New Facebook Reactions deserve ‘likes,’ not ‘sads’

David Dam

Editor's note: This column appears in a point-counterpoint regarding Facebook's new "Reactions." Read this column's corresponding counterpoint here.

Facebook has over one billion active users, but until recently, they could only express their reactions through the “Like” button. This iconic “thumbs-up” symbol is too ambiguous to convey how people react to posts. With Facebook’s recent release of “Reactions,” the company took a positive step toward capturing human emotions.

With “Reactions,” users can express their reactions through emotive icons such as “Love,” “Haha,” “Wow,” “Sad,” and “Angry,” in addition to “Like.” These icons are accessible by hovering over the original “Like” button where a menu featuring the emotive icons will pop up. Users who dislike this addition can simply press “Like” without having to go through the menu. 

Other users are less excited about Facebook’s new addition, claiming that these emotive icons can be exploited or have the potential to portray false empathy. This is the reason why Facebook decided to leave out potentially insulting or mean buttons such as “Dislike,” which is ambiguous and can be exploited by cyberbullies.

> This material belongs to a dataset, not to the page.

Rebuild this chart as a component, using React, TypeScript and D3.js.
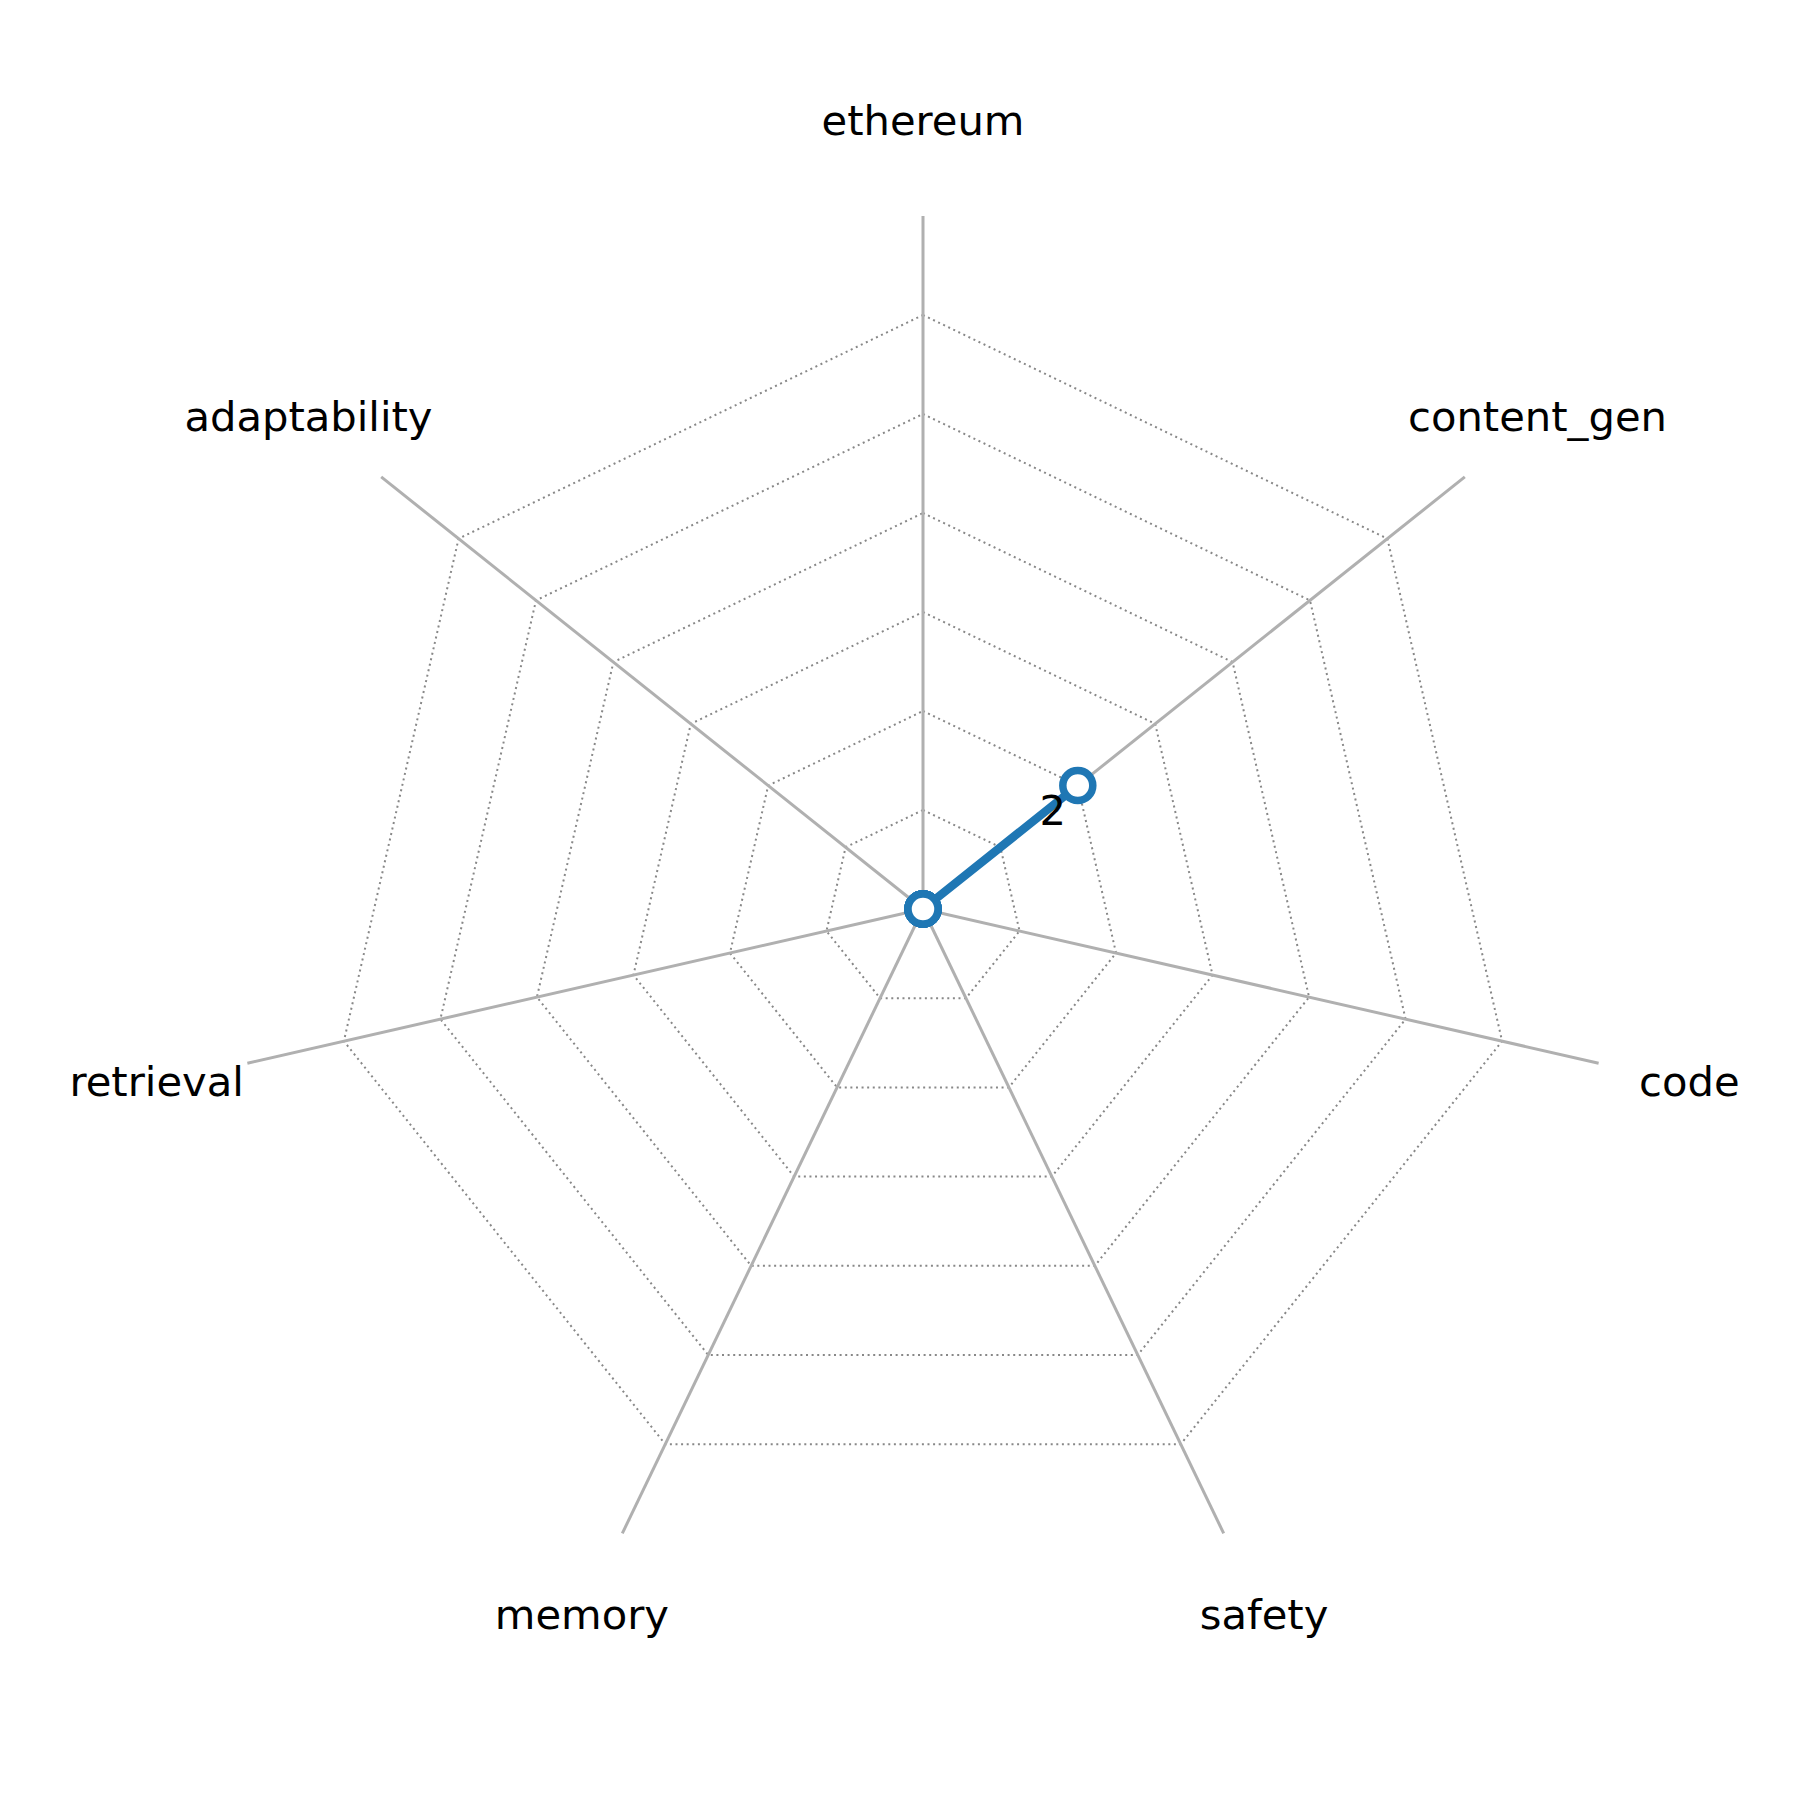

However, there is always a chance that a bully could “Haha” a post that was meant to be sad. This problem is not unique to Facebook’s “Reactions,” as these mean individuals can already bully others’ posts. For those of us who plan to use such reactions appropriately, they are an important addition that allows us to choose suitable reactions to friends’ contents.

In addition, false empathy is not isolated to Facebook’s “Reactions.” For an individual to truly convey sympathy, a personal message, or even in-person talk, is the best way to do it. Social media will never capture person-to-person interactions that can imitate interactions done in real life. 

While commenting would be better than clicking a button, Facebook is not used that way. Forty-four percent of Facebook users “Like” content at least once a day, compared with only 31 percent who comment, and 19 percent who send private messages at least once a day. “Reactions” caters to the substantial amount of users who click the button, and this allows them to have a wider range of expressions. 

Whether you “Love” or are “Angry” at this new addition, “Reactions” is a feature that fits a social media website, where people use it to share and react to content. Emotions cannot be replicated accurately, so social media websites are not the best medium to convey sympathy. But for those of us who want to try our best in expressing appropriate reactions, “Reactions” is a positive step toward that goal.